Louis Pasteur estaba investigando la fermentación del vino cuando observó, a través del microscopio, que en aquel proceso considerado espontáneo e inevitable, intervenían en efecto dos tipos distintos de levaduras que modificaban el caldo por completo. Uno producía el alcohol; el otro, el ácido láctico que agriaba el vino. Por medio de cubas bien cerradas –predecesoras del autoclave– sometidas a altas temperaturas durante cortos periodos de tiempo –una vez superado el rechazo inicial de calentar el vino–, encontró la manera de eliminar los microorganismos que degradan la materia: había inventado la pasteurización, el proceso fundamental que garantiza hasta día de hoy la seguridad de todos los procesos médicos y alimentarios del mundo.
Tras esto, fue contactado por el Gobierno francés para tratar de erradicar la enfermedad que afectaba a los gusanos de seda del sur de Francia. Él desconocía por completo este campo, pero confió en el método científico y consiguió descifrar, no una causa, sino varias, tanto en los gusanos como en su fuente de alimentación, las moreras, que permitieron aislar el foco del problema para eliminarlo y salvar un grupo sano que comenzó a producir beneficios para los productores por primera vez en décadas. La noticia dio la vuelta al mundo. Su fama había alcanzado la cota planetaria.
Hoy sabemos que las partículas más pequeñas pueden ser las más dañinas, pero esa idea de contagio invisible era muy difícil de hacer entender en una población carente de higiene y anclada todavía en teorías médicas muy desfasadas, de la misma manera que nos costó creer, cien años después, en las ondas que nos llevaron internet. Pasteur demostró, con sus hallazgos, que todos los procesos orgánicos y muchas de las enfermedades que padecemos son el efecto visible de una causa que puede buscarse y eliminarse mediante un tratamiento específico, este es el principio de la medicina científica, y no la deriva de los tratamientos al azar. Tan solo una vez le sirvió ese azar.
Cuenta la leyenda que, en 1880, Pasteur se encontraba haciendo experimentos con pollos para determinar la transmisión de la cólera aviar cuando encargó a su ayudante, Chamberland, la tarea de inocular a las aves un cultivo de la bacteria mientras él se iba de vacaciones; pero el ayudante se olvidó y, a su vuelta, el cultivo de bacterias continuaba donde lo dejaron, ya muy debilitado.

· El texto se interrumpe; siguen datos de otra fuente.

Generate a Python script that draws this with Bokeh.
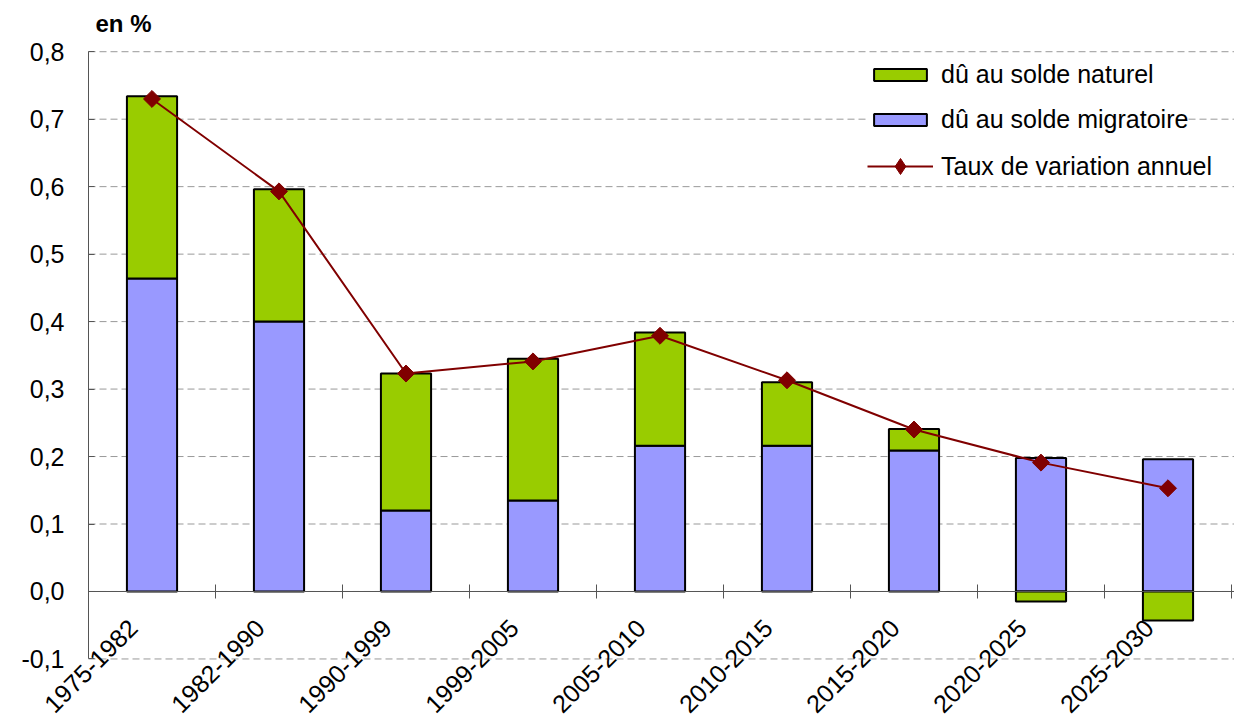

Sin embargo, Pasteur estaba al tanto de los trabajos de Edward Jenner con la vacuna de la viruela y decidió seguir adelante con el proceso. Los animales desarrollaron algunos síntomas y una versión leve de la enfermedad, y finalmente sobrevivieron. Fue así como se descubrieron las primeras vacunas imitables en el laboratorio. A partir de ese momento no haría falta contar con un vector, las propias bacterias de la enfermedad podían ser utilizadas para salvar vidas.